**RECORDED DATA**:
● ● ● ● ● ● ●

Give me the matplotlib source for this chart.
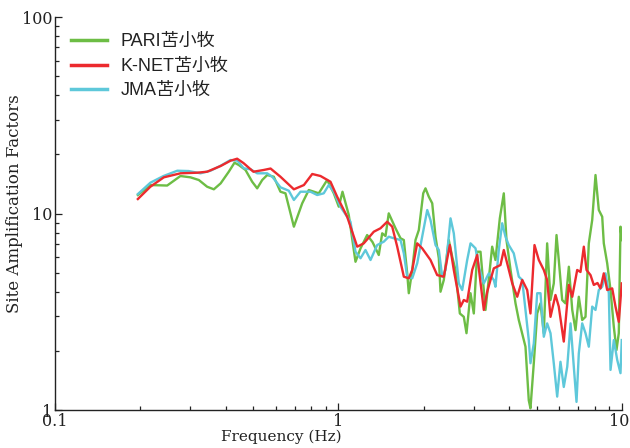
import matplotlib
matplotlib.use("Agg")
import matplotlib.pyplot as plt
import matplotlib.transforms as mtransforms
from matplotlib.ticker import LogLocator, NullFormatter, FixedLocator, FixedFormatter

# ---- data ----
pari_freq = [0.196, 0.217, 0.2487, 0.277, 0.3006, 0.3216, 0.344, 0.3633, 0.384, 0.4102,
             0.4297, 0.4450, 0.4699, 0.4961, 0.5166, 0.5382, 0.5604, 0.5912, 0.624, 0.650,
             0.696, 0.7447, 0.7855, 0.852, 0.912, 0.9625, 1.0024, 1.033, 1.087, 1.148,
             1.196, 1.262, 1.318, 1.387, 1.426, 1.465, 1.504, 1.589, 1.655, 1.700,
             1.747, 1.770, 1.820, 1.869, 1.920, 1.990, 2.027, 2.082, 2.141, 2.199,
             2.259, 2.290, 2.352, 2.449, 2.518, 2.586, 2.679, 2.767, 2.828, 2.922,
             3.001, 3.085, 3.169, 3.300, 3.484, 3.578, 3.707, 3.829, 3.913, 4.045,
             4.211, 4.325, 4.566, 4.690, 4.755, 4.885, 5.022, 5.158, 5.299, 5.445,
             5.595, 5.746, 5.875, 5.984, 6.152, 6.317, 6.494, 6.676, 6.855, 7.041,
             7.238, 7.435, 7.637, 7.851, 8.064, 8.283, 8.515, 8.626, 8.867, 9.110,
             9.357, 9.563, 9.743, 9.879, 9.98]
pari_amp = [12.42, 13.96, 13.88, 15.52, 15.28, 14.81, 13.69, 13.28, 14.24, 16.32,
            18.14, 17.65, 16.65, 14.51, 13.43, 14.81, 15.70, 15.39, 12.91, 12.67,
            8.57, 11.27, 13.17, 12.67, 14.81, 12.67, 10.83, 12.91, 9.83, 5.68,
            6.65, 7.77, 7.16, 6.15, 7.93, 7.68, 10.02, 8.41, 7.48, 7.33,
            4.96, 3.93, 5.16, 7.33, 8.24, 12.67, 13.43, 12.18, 11.27, 7.62,
            5.92, 4.00, 4.59, 7.33, 6.03, 5.16, 3.10, 2.98, 2.46, 3.93,
            3.10, 6.39, 6.39, 3.23, 6.78, 5.80, 9.45, 12.67, 7.33, 5.16,
            3.49, 2.87, 2.10, 1.12, 1.02, 1.73, 3.10, 3.49, 2.46, 7.05,
            3.63, 4.41, 7.77, 5.80, 3.63, 3.49, 5.36, 3.23, 2.55, 3.77,
            2.87, 2.98, 7.05, 9.27, 15.70, 10.42, 9.63, 7.05, 5.58, 4.08,
            2.65, 2.02, 2.46, 8.57, 7.33]

knet_freq = [0.196, 0.217, 0.242, 0.277, 0.317, 0.344, 0.384, 0.416, 0.439, 0.462,
             0.501, 0.544, 0.576, 0.624, 0.696, 0.755, 0.808, 0.864, 0.937, 0.989,
             1.073, 1.164, 1.228, 1.332, 1.406, 1.485, 1.547, 1.611, 1.700, 1.770,
             1.820, 1.895, 1.973, 2.111, 2.229, 2.352, 2.470, 2.551, 2.694, 2.767,
             2.844, 2.962, 3.085, 3.255, 3.346, 3.530, 3.727, 3.829, 4.101, 4.270,
             4.446, 4.630, 4.755, 4.913, 5.088, 5.299, 5.445, 5.595, 5.826, 5.984,
             6.232, 6.494, 6.676, 6.950, 7.139, 7.334, 7.496, 7.744, 7.953, 8.196,
             8.398, 8.626, 8.867, 9.235, 9.486, 9.743, 9.98]
knet_amp = [11.85, 13.69, 15.28, 16.02, 16.13, 16.32, 17.45, 18.57, 19.01, 18.07,
            16.32, 16.65, 16.94, 15.39, 13.28, 13.96, 15.89, 15.52, 14.51, 12.18,
            9.63, 6.78, 7.05, 8.08, 8.41, 9.08, 8.57, 6.78, 4.77, 4.68,
            5.16, 7.05, 6.65, 5.80, 4.86, 4.77, 6.91, 5.16, 3.36, 3.63,
            3.56, 5.16, 6.15, 3.23, 4.00, 5.26, 5.47, 6.52, 4.41, 3.77,
            4.59, 4.08, 3.10, 6.91, 5.80, 5.16, 4.59, 2.98, 3.85, 3.36,
            2.23, 4.33, 3.77, 5.16, 5.04, 6.78, 5.16, 4.86, 4.33, 4.43,
            4.16, 4.96, 4.08, 4.16, 3.36, 2.81, 4.41]

jma_freq = [0.196, 0.217, 0.2414, 0.270, 0.296, 0.326, 0.3535, 0.384, 0.416, 0.440,
            0.4634, 0.4894, 0.5166, 0.5604, 0.585, 0.624, 0.668, 0.696, 0.7345, 0.797,
            0.841, 0.887, 0.924, 0.9625, 1.016, 1.102, 1.148, 1.196, 1.245, 1.297,
            1.369, 1.445, 1.504, 1.567, 1.655, 1.700, 1.747, 1.820, 1.895, 1.973,
            2.056, 2.111, 2.199, 2.259, 2.322, 2.385, 2.484, 2.551, 2.657, 2.731,
            2.844, 2.922, 3.043, 3.126, 3.255, 3.390, 3.530, 3.578, 3.676, 3.779,
            3.882, 3.987, 4.152, 4.325, 4.446, 4.566, 4.690, 4.755, 4.885, 5.022,
            5.158, 5.299, 5.445, 5.595, 5.746, 5.907, 6.067, 6.232, 6.410, 6.584,
            6.761, 6.911, 7.041, 7.238, 7.435, 7.637, 7.851, 8.064, 8.283, 8.515,
            8.747, 8.985, 9.110, 9.357, 9.618, 9.879, 9.98]
jma_amp = [12.56, 14.35, 15.52, 16.51, 16.45, 16.02, 16.51, 17.51, 18.72, 18.57,
           16.98, 16.79, 16.02, 16.02, 15.34, 13.60, 13.06, 11.72, 12.91, 12.91,
           12.42, 12.67, 13.96, 12.91, 10.83, 9.08, 6.39, 5.92, 6.52, 5.80,
           6.91, 7.19, 7.62, 7.48, 7.33, 6.27, 4.77, 4.68, 5.58, 7.62,
           10.42, 9.27, 6.91, 6.52, 4.77, 5.16, 9.45, 7.93, 4.41, 4.08,
           5.80, 7.05, 6.65, 5.36, 4.41, 4.96, 4.59, 4.24, 6.52, 8.92,
           7.62, 6.91, 6.27, 4.77, 4.59, 3.23, 2.27, 1.73, 2.18, 3.93,
           3.93, 2.36, 2.76, 2.46, 1.73, 1.17, 1.76, 1.31, 1.66, 2.76,
           1.66, 1.10, 1.94, 2.76, 2.46, 2.10, 3.36, 3.23, 4.08, 4.24,
           4.96, 3.93, 1.60, 2.27, 1.80, 1.54, 2.27]

series_labels = ["PARI苫小牧", "K-NET苫小牧", "JMA苫小牧"]
x_ticks = [0.1, 1, 10]
x_ticklabels = ["0.1", "1", "10"]
y_ticks = [1, 10, 100]
y_ticklabels = ["1", "10", "100"]

colors = ["#6dbd45", "#ec2a2e", "#5ec8da"]

fig = plt.figure(figsize=(6.3, 4.48), dpi=100)
ax = fig.add_axes([0.0873, 0.0848, 0.9, 0.8772])

ax.plot(pari_freq, pari_amp, color=colors[0], lw=1.7, label=series_labels[0], zorder=2)
ax.plot(knet_freq, knet_amp, color=colors[1], lw=1.7, label=series_labels[1], zorder=3)
ax.plot(jma_freq, jma_amp, color=colors[2], lw=1.7, label=series_labels[2], zorder=2.5)

ax.set_xscale("log")
ax.set_yscale("log")
ax.set_xlim(0.1, 10)
ax.set_ylim(1, 100)

serif = "DejaVu Serif"
ax.xaxis.set_major_locator(FixedLocator(x_ticks))
ax.xaxis.set_major_formatter(FixedFormatter(x_ticklabels))
ax.yaxis.set_major_locator(FixedLocator(y_ticks))
ax.yaxis.set_major_formatter(FixedFormatter(y_ticklabels))
ax.xaxis.set_minor_locator(LogLocator(base=10, subs=range(2, 10)))
ax.yaxis.set_minor_locator(LogLocator(base=10, subs=range(2, 10)))
ax.xaxis.set_minor_formatter(NullFormatter())
ax.yaxis.set_minor_formatter(NullFormatter())

ax.tick_params(which="both", direction="in", top=False, right=False, width=0.9, colors="#222222")
ax.tick_params(which="major", length=5, labelsize=11.5, pad=2)
ax.tick_params(which="minor", length=3)
for lab in ax.get_xticklabels() + ax.get_yticklabels():
    lab.set_fontfamily(serif)
    lab.set_color("#222222")

# nudge the last x tick label slightly left so it stays inside the figure
last_lab = ax.get_xticklabels()[-1]
last_lab.set_transform(last_lab.get_transform() +
                       mtransforms.ScaledTranslation(-3 / 100, 0, fig.dpi_scale_trans))

for s in ["top", "right"]:
    ax.spines[s].set_visible(False)
for s in ["left", "bottom"]:
    ax.spines[s].set_linewidth(1.0)
    ax.spines[s].set_color("#222222")

ax.set_xlabel("Frequency (Hz)", fontfamily=serif, fontsize=11, color="#222222")
ax.xaxis.set_label_coords(0.40, -0.050)
ax.set_ylabel("Site Amplification Factors", fontfamily=serif, fontsize=12, color="#222222")
ax.yaxis.set_label_coords(-0.056, 0.525)

leg = ax.legend(loc="upper left", bbox_to_anchor=(0.0, 1.0), frameon=False,
                prop={"family": ["Liberation Sans", "Noto Sans CJK JP"], "size": 13},
                handlelength=2.0, handletextpad=0.75, labelspacing=0.42, borderaxespad=0.5)
for t in leg.get_texts():
    t.set_color("#222222")
for h in leg.get_lines():
    h.set_linewidth(2.5)

fig.savefig("out.png", dpi=100)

● ● ● ● ● ● ●

Repeat only what lies between the start of the data and the end of the line containing "from matplotlib.ticker import", exactly, with pictures left out.

Give me the matplotlib source for this chart.
import matplotlib
matplotlib.use("Agg")
import matplotlib.pyplot as plt
import matplotlib.transforms as mtransforms
from matplotlib.ticker import LogLocator, NullFormatter, FixedLocator, FixedFormatter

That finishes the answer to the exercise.